«L’addio al calcio di Francesco Totti è stata letteralmente una liturgia (etimologicamente, “Λειτουργία – un’azione per il popolo”), dove a essere messa in scena era proprio la fuga dalla libertà – spiega il filosofo – la libertà di giocare al calcio come un tempo, nel tempo. Si tratta tuttavia – continua Patriarca – di una fuga deliberata che si trasfigura simbolicamente in addio, atto conclusivo di un percorso esistenziale, umano e sportivo unico nel suo genere».
Ma quali sono i momenti di questa liturgia che si svolge davanti al popolo e insieme al popolo romanista in primis?
«Il primo momento – spiega Patriarca – è quello che fa di Totti l’incarnazione vivente di quella nostalgia platonica che l’essere umano si porta dentro. Totti è il romanista che ha conosciuto solo la Roma. Ha scelto la Roma. È stato la Roma. L’inizio era già il suo destino. La sua carriera è stato il completamento di ciò che era. Perciò per gli esterni, per gli altri tifosi, per i non appassionati di calcio, rappresenta qualcosa di straordinario. È il loro platonismo inconsapevole a guidarli, non la passione per il calcio. Il secondo momento – continua – è quello che vede la fiducia come fondamento. “La Roma è una fede, non si discute, si ama”. Cosa diciamo concretamente quando attribuiamo questa dimensione fideistica? Facciamo un atto di fiducia. Un atto che si fonda solo sul passato che non conosce presente e futuro. E non conosce timore di smentita. Fidarsi è rimandare a una dimensione che è stata, che dà sicurezza, che garantisce e lega contro le apparenze. Totti è la Roma in quanto è la fiducia nei confronti della Roma. In questo Totti è la quintessenza del fedele: è stato sempre romanista, perché ha avuto fiducia nella Roma all’inizio, nella scelta. E lo è stato contro le apparenze. E questa dimensione teologica è il fondamento del riconoscimento dei tifoso: Totti non è un giocatore della Roma, Totti è la Roma, in quanto è romanista e da romanista ha fede nella Roma. In lui e attraverso lui i romanisti, e gli altri tifosi, vedono confermata la validità della scelta fideistica, la possibilità che essa possa essere concretamente nel mondo.
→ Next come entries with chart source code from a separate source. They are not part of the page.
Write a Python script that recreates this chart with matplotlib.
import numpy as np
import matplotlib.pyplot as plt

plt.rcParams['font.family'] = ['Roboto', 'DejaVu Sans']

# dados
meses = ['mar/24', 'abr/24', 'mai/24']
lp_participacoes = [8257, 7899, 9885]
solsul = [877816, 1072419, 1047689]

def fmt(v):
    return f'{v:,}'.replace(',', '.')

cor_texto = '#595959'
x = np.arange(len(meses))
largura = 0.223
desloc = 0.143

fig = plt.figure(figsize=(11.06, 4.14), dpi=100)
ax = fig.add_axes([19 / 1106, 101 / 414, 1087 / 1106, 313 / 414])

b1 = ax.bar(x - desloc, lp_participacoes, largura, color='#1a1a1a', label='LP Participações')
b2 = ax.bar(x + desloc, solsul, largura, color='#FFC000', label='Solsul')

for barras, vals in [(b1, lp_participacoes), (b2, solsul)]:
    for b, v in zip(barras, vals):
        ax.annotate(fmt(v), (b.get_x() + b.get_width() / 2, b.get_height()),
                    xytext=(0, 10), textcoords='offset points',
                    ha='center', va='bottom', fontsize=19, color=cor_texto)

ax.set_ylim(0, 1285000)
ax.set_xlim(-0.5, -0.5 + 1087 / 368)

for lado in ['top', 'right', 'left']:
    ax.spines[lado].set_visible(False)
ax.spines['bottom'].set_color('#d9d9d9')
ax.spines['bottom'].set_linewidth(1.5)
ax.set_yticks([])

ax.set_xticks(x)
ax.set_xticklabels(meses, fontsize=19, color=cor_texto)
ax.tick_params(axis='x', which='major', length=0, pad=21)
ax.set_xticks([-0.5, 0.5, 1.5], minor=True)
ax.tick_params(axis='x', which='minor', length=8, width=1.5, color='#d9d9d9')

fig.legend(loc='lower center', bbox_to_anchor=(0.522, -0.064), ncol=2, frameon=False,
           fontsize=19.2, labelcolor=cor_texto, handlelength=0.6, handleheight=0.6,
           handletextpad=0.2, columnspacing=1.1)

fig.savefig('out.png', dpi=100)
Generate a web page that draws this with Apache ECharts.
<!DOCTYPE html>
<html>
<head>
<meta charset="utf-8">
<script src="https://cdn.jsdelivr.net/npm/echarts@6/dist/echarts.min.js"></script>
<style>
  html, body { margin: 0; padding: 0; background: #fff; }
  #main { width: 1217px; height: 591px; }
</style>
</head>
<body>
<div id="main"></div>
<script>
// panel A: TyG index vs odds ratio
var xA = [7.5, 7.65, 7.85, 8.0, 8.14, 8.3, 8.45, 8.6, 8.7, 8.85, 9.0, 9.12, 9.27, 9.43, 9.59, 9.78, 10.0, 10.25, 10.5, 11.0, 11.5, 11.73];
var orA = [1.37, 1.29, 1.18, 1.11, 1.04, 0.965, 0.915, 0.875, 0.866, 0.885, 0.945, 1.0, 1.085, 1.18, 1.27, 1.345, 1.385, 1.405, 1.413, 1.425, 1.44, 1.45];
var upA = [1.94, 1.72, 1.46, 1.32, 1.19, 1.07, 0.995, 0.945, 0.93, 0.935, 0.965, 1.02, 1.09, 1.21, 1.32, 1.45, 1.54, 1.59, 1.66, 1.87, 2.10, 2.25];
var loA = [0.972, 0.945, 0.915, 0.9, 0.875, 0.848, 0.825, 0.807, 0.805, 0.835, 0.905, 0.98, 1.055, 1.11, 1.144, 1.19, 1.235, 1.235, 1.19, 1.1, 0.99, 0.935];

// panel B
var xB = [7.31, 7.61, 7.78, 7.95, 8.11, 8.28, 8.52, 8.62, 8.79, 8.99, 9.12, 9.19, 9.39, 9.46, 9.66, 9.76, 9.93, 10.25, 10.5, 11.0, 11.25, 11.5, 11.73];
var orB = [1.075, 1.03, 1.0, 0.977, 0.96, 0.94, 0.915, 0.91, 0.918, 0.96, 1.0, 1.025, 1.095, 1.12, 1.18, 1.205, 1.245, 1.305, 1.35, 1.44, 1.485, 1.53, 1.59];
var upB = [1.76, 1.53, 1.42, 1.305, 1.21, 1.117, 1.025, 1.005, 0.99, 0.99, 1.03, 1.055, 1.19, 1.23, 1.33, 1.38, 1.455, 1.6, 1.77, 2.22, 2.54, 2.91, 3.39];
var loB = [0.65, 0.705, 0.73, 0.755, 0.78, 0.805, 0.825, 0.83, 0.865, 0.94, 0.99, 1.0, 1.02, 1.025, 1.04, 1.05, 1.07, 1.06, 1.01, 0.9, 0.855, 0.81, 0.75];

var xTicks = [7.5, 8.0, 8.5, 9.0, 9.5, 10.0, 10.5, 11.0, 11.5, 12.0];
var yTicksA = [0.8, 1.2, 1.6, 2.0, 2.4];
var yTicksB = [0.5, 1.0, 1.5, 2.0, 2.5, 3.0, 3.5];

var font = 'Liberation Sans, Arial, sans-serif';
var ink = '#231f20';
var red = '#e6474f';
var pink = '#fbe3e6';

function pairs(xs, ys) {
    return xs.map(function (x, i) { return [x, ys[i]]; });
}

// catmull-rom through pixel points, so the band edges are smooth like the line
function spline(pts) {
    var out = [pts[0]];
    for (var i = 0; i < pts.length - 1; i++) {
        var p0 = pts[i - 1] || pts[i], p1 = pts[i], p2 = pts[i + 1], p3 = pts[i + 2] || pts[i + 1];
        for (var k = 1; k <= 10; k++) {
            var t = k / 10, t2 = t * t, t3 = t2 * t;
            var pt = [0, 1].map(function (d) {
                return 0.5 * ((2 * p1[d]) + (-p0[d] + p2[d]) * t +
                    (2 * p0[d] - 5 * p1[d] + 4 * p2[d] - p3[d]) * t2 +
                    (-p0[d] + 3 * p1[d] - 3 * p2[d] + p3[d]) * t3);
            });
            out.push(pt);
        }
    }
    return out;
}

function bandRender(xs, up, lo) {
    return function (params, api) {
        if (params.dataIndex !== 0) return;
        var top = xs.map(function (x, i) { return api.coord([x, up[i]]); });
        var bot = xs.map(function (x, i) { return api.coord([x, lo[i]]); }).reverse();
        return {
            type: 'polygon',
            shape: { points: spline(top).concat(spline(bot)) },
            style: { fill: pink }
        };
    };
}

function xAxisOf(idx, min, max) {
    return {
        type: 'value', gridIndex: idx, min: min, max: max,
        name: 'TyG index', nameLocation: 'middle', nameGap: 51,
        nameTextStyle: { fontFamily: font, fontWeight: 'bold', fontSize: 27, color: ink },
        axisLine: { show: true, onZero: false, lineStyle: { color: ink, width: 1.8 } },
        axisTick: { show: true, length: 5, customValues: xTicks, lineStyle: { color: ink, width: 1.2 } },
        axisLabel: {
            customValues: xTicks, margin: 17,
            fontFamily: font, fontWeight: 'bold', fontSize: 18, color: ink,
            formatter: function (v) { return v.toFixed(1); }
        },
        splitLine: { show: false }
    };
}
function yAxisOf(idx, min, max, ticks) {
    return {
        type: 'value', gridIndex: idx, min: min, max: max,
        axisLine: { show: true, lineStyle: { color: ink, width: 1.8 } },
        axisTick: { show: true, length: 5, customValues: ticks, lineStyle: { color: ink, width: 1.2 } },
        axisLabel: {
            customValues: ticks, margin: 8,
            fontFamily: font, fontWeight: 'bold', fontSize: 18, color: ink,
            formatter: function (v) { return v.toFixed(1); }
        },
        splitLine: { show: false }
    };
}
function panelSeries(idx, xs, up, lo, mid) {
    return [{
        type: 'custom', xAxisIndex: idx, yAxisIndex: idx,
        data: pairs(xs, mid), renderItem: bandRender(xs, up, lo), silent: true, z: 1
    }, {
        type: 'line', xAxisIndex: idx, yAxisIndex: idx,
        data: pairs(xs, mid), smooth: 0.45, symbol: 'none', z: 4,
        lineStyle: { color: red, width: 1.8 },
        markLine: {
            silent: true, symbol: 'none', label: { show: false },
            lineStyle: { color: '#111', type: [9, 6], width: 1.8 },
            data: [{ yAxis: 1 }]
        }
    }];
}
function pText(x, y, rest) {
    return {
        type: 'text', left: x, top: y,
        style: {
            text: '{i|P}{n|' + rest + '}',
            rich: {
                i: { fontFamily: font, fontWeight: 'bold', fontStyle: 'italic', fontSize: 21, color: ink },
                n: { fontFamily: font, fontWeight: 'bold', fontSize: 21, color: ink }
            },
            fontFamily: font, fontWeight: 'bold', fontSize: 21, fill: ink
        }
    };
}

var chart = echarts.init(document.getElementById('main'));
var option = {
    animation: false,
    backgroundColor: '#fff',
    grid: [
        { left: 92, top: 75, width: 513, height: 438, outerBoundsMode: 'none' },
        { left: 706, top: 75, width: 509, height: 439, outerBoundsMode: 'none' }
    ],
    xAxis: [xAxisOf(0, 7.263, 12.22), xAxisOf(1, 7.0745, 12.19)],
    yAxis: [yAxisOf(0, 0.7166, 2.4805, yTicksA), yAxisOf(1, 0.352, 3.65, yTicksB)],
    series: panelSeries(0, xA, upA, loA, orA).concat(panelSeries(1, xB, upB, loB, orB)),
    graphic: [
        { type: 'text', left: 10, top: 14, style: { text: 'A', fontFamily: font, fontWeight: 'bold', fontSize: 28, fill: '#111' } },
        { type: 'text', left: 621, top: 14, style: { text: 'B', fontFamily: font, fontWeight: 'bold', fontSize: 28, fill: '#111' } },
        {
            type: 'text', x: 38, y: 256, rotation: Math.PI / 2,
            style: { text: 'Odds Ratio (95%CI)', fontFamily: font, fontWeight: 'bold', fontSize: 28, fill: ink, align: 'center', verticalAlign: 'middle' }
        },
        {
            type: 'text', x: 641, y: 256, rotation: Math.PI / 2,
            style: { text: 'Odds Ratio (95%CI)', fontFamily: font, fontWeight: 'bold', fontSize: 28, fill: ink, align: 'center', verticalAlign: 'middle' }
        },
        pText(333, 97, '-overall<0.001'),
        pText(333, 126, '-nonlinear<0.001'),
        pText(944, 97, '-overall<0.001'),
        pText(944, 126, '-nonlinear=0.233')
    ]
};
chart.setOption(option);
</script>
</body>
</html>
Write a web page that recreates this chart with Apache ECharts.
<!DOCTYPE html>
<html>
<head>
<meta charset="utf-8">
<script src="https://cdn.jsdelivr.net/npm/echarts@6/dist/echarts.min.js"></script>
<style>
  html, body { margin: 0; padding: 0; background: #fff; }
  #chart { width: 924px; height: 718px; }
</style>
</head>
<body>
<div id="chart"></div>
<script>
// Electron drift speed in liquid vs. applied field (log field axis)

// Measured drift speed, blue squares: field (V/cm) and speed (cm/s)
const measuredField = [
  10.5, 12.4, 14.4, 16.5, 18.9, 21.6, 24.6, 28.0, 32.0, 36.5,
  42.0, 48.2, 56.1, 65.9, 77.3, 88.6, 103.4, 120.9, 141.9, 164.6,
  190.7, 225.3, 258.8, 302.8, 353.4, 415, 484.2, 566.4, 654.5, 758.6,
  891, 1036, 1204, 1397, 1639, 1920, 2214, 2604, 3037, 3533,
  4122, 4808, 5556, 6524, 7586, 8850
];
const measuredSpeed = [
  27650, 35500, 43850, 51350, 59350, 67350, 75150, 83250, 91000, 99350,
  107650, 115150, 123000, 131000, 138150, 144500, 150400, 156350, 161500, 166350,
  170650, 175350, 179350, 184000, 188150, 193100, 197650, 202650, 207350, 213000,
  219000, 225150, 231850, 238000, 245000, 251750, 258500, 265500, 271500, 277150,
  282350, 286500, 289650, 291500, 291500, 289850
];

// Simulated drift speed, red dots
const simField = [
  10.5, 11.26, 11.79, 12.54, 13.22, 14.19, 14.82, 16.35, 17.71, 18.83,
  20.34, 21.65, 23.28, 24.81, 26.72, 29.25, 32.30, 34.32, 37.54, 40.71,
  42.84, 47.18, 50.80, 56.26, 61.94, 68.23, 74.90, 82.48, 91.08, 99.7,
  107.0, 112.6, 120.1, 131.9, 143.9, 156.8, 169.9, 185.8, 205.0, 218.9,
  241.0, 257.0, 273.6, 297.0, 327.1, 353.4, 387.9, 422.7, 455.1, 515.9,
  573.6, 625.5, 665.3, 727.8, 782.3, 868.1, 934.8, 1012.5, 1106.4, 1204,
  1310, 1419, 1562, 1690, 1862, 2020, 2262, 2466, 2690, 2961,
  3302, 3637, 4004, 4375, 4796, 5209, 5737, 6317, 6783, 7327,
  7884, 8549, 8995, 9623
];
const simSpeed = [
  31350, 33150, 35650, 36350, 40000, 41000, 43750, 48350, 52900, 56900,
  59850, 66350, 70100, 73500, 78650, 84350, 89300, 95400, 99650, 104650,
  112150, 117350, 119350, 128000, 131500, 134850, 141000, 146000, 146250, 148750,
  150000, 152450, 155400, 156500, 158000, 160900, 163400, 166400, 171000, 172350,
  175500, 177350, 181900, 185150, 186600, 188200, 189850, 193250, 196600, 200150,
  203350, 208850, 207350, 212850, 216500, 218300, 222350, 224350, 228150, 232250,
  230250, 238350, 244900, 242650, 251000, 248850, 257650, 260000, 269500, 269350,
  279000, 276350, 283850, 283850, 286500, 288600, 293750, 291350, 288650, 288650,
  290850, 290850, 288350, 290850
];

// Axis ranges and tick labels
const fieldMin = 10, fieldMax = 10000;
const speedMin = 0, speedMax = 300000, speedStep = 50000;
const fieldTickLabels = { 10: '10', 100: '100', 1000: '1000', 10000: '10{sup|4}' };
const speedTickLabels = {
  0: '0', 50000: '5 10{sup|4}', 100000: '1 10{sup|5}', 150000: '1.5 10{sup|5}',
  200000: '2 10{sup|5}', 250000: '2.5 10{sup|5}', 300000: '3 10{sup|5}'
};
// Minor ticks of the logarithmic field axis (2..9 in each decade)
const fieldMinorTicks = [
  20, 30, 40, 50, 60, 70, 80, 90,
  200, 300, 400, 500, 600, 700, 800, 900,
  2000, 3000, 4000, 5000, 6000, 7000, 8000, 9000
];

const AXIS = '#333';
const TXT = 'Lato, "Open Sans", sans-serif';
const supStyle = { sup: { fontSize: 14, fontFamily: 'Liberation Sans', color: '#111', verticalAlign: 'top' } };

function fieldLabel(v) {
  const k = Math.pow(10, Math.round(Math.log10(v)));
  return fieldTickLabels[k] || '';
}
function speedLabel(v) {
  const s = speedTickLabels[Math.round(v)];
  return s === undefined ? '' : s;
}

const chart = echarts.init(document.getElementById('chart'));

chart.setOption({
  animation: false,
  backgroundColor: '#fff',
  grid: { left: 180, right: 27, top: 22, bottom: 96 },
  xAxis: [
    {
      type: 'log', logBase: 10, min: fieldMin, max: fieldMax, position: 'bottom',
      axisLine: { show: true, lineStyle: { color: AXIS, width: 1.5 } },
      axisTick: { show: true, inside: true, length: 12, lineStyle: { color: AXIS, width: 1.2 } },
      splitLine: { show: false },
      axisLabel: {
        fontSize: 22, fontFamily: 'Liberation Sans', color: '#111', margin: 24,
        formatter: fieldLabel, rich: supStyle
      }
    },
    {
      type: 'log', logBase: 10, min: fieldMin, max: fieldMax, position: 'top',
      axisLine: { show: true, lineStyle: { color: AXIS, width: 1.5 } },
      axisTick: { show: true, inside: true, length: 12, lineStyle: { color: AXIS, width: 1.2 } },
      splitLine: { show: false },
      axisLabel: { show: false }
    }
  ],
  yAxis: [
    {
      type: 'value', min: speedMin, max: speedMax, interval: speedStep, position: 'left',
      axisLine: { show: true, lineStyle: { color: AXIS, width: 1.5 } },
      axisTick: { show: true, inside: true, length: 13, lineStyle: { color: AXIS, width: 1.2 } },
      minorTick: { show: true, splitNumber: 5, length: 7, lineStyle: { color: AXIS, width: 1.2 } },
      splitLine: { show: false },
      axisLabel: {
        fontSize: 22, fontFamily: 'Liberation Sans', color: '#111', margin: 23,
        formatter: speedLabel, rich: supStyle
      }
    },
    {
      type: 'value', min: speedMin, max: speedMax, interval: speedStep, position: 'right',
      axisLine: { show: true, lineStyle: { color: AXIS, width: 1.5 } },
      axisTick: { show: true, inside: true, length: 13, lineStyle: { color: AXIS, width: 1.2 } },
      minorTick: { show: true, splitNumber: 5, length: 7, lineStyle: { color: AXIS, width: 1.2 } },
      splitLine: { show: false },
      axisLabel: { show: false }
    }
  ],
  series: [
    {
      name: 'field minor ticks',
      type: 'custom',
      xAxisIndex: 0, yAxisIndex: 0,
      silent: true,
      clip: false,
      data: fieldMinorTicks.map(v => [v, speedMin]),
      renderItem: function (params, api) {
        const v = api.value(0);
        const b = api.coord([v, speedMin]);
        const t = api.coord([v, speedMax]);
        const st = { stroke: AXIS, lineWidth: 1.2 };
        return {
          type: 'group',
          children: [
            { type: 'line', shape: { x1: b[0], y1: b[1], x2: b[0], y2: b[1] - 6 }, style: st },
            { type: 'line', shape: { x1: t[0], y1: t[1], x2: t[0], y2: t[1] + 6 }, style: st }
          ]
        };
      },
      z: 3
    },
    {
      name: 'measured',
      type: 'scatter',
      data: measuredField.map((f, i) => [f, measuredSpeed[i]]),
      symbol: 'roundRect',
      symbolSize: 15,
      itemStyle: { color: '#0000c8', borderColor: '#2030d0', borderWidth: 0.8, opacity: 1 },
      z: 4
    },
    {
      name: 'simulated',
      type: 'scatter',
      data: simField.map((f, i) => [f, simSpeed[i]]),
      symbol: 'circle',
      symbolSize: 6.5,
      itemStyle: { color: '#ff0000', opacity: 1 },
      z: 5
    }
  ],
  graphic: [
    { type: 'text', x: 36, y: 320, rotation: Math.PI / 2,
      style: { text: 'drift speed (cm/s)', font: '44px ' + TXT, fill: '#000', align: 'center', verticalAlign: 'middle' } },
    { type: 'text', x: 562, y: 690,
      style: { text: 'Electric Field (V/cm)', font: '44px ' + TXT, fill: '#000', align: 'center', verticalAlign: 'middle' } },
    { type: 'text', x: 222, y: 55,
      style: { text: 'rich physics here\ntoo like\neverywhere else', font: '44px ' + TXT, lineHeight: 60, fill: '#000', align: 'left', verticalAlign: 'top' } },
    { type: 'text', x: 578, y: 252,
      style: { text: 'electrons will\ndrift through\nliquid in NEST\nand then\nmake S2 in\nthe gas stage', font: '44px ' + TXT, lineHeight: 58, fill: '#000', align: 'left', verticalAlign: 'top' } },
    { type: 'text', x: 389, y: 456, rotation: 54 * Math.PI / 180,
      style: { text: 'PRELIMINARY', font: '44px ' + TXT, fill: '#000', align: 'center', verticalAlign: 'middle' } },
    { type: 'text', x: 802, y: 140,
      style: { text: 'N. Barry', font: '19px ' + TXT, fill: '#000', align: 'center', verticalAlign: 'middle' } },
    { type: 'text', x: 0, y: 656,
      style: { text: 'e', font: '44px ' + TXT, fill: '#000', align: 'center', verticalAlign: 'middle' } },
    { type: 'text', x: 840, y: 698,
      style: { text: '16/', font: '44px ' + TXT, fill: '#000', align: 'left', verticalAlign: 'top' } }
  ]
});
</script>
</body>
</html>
E infine il terzo momento, quello che prevede il tempo del sacrificio. Il figlio prediletto è chiamato all’addio. Il sacrificio, l’addio, è il compimento liturgico del percorso. Liturgico, perché accade davanti al popolo. È questa forse la dimensione più interessante: la rappresentazione dell’addio come un atto vitale. Gli addii sono fatti mortali ormai, che negato ogni dimensione vitale. A livello simbolico (sia religioso sia sociale) tuttavia gli addii sacrificali sono qualcosa di produttivo, che genera memoria, che garantisce l’appartenenza. L’addio di Totti è questo: è un addio vitale. È la fine di un percorso immacolato. È la fine inevitabile dal sogno concettuale dove la libertà coincideva con la necessità. Si celebra tale fine come momento catartico (fuga dallo spazio simbolico dello sport per ritrarsi in quello reale del vivere comune), come garanzia (possibile) che la realtà – conclude – non sia soltanto reale, ma continui a contenere in sé l’inserzione improvvisa del talento unico che realizza se stesso».